Broadleaf evergreens such as cherry laurel, nandina, leucothoe, boxwood, euonymus, sweetbox and even some hollies and azaleas came out of winter looking more like “everbrowns” in some yards. Ones out in the open fared worse than ones protected by house walls and courtyards.
While the broadleafs still might look pretty bad, most will recover. So long as just the leaves browned from the cold wind and the branches remain alive, the plants will slough off the brown foliage as new leaf buds push out and open.
I’m more surprised and less optimistic about some of the still-bare branches on species that usually don’t suffer much winter damage.
Two in particular are Japanese maples and cherries.
I’m hearing about and seeing random dead branching on those two species, both of which should have leafed out fully by now.
That’s a bad sign, especially if you try to bend the bare branches and find that they’re brittle and snapping off and showing no sign of green just inside the bark.
I’m also seeing a lot of dead branch tips on bigleaf hydrangeas, which could spell another June with diminished or no flowers since the bulk of flower buds form toward the ends of these branches.
And I’m seeing more branch dieback than usual on butterfly bushes, Virginia sweetspires, St. Johnsworts, Leyland cypresses and shrub roses.
If this wood is dead, all you can do is cut it off and hope there’s enough life left in the plant that it’ll fill in and eventually recover into some semblance of a nicely formed specimen again.
Up until last spring, I would’ve said that everything that’s coming back to life would be back to life by the end of May. But since some apparently-dead plants were still leafing out for the first time as late as the end of June last year, I’d now say give your apparent-deads until then before getting out the shovel.
Once you’re sure branch tips or whole branches are dead, prune them off – back to live growth. This may involve cutting whole branches back to the trunk, or in the case of crape myrtles, pruning back everything to where new shoots are emerging from the base.

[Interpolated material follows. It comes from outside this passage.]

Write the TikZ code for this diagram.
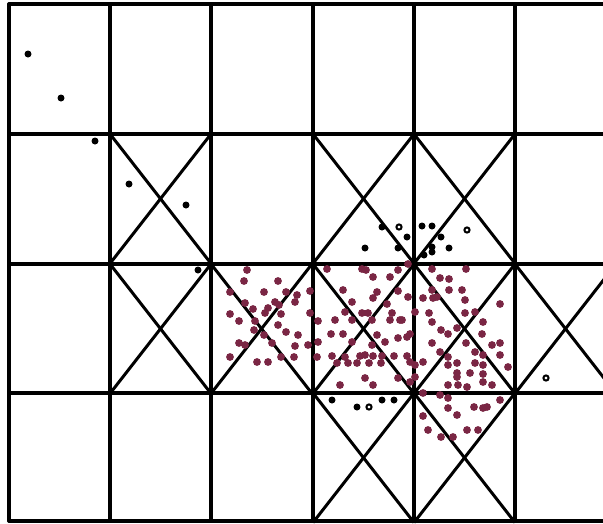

After getting rid of dead wood, it’s OK to prune surviving wood to make the plant look reasonably shaped again. Try to limit that as much as possible since these winter-whacked plants can use as many sun-grabbing leaves as possible to generate energy to regrow lost limbs.
If everything above ground is dead and there’s no sign of shoots emerging from the base by the end of June, think about what you’d like to replant in honor of the botanically deceased.
I should mention that not all of the current plant mayhem is due to winter cold.
I got a question last week from a reader wondering why his junipers are almost dead, even though he wrapped them with burlap over winter. Junipers are generally very winter-hardy and don’t even need burlap in winter.
I think the answer is that the dead branches are due to voles eating the roots out underneath. Voles not only apparently enjoy the taste of juniper roots and bark (at least when there’s not much else available to eat), but they like the protection from hawks offered by evergreen juniper foliage overhead.
I’ve had voles kill entire juniper bushes in my yard from eating roots in winter as well as stripping the base of the trunks. They’ve also killed an apple tree and a rose bush in my yard from winter root-feeding.
And if you think deer damage in the landscape was worse than usual this winter, you’re not imagining it.
Several of my Garden House-Calls clients have pointed out assorted worse-than-usual damage, including eaten plants near the front door and in beds that deer never bothered before.
The likely explanation is that deer had less to pick from due to the snow cover, so those landscape hollies, arborvitae, yews and azaleas looked even tastier than usual.
At least warm weather is finally here and enough IS blooming and looking good to help us forget about January. We should be good now for at least 5 more months.
Then, what are the odds that we’ll have three plant-punishing winters in a row?